Le gouvernement Harper n'a pas l'intention d'obliger par la loi CBC/Radio-Canada à réduire sa publicité à la télé. «Radio-Canada est une société d'État indépendante qui prend ses propres décisions», a dit l'attaché de presse du ministre du Patrimoine canadien James Moore, Sébastien Gariépy, à La Presse Affaires. Le PDG de Radio-Canada confirme que le sujet n'est pas à l'ordre du jour dans ses discussions avec le gouvernement fédéral. «Je n'ai eu aucune conversation à ce sujet avec le gouvernement», dit Hubert Lacroix.

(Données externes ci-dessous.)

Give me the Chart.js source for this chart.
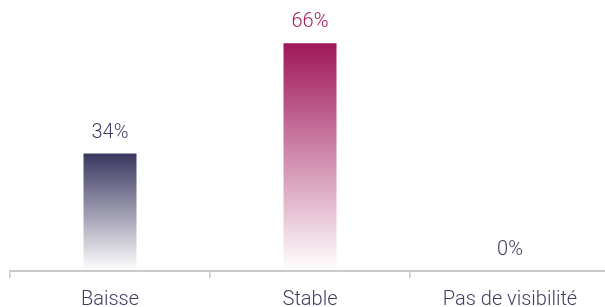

Pourquoi alors dévoiler une étude sur le retrait hypothétique de la publicité à Radio-Canada? Parce que la publicité à la société d'État fait parfois l'objet de critiques, fait valoir Hubert Lacroix. «Comme le sujet est souvent abordé, je veux avoir une discussion basée sur des faits et que les gens comprennent les conséquences [d'un retrait de la publicité à la télé de Radio-Canada]», dit Hubert Lacroix.

Dans son étude, Radio-Canada fait valoir que la publicité constitue une partie moins importante de son budget (18% des revenus) que plusieurs de ses homologues, notamment en Nouvelle-Zélande (65%), Irlande (38%), en Italie (31%), en Autriche (23%) et en Espagne (21%). Les réseaux publics aux États-Unis (15%), au Royaume-Uni (12%), en France (12%) et en Allemagne (6%) dépendent toutefois moins du marché publicitaire que Radio-Canada.

Une deuxième raison pour Radio-Canada de s'intéresser au sujet de la publicité sur ses ondes: la société d'État devra passer en juin devant le Conseil de la radiodiffusion et des télécommunications canadiennes (CRTC) pour faire renouveler ses conditions de licence. Le CRTC a le pouvoir de limiter la publicité sur ses ondes s'il le juge nécessaire. Le CRTC interdit d'ailleurs la publicité à la radio de Radio-Canada. À la télé, Radio-Canada n'a pas de limite de publicité, au même titre que les autres télés généralistes. Les chaînes spécialisées sont limitées à 12 minutes par heure.

Les deux principaux concurrents de Radio-Canada, Quebecor (TVA) en français et Bell (CTV) en anglais, n'ont pas réagi hier au rapport de Radio-Canada sur la publicité à la télé. Quebecor et Bell veulent-elles une diminution de la publicité à Radio-Canada? Les deux entreprises n'ont pas voulu s'étendre sur le sujet hier.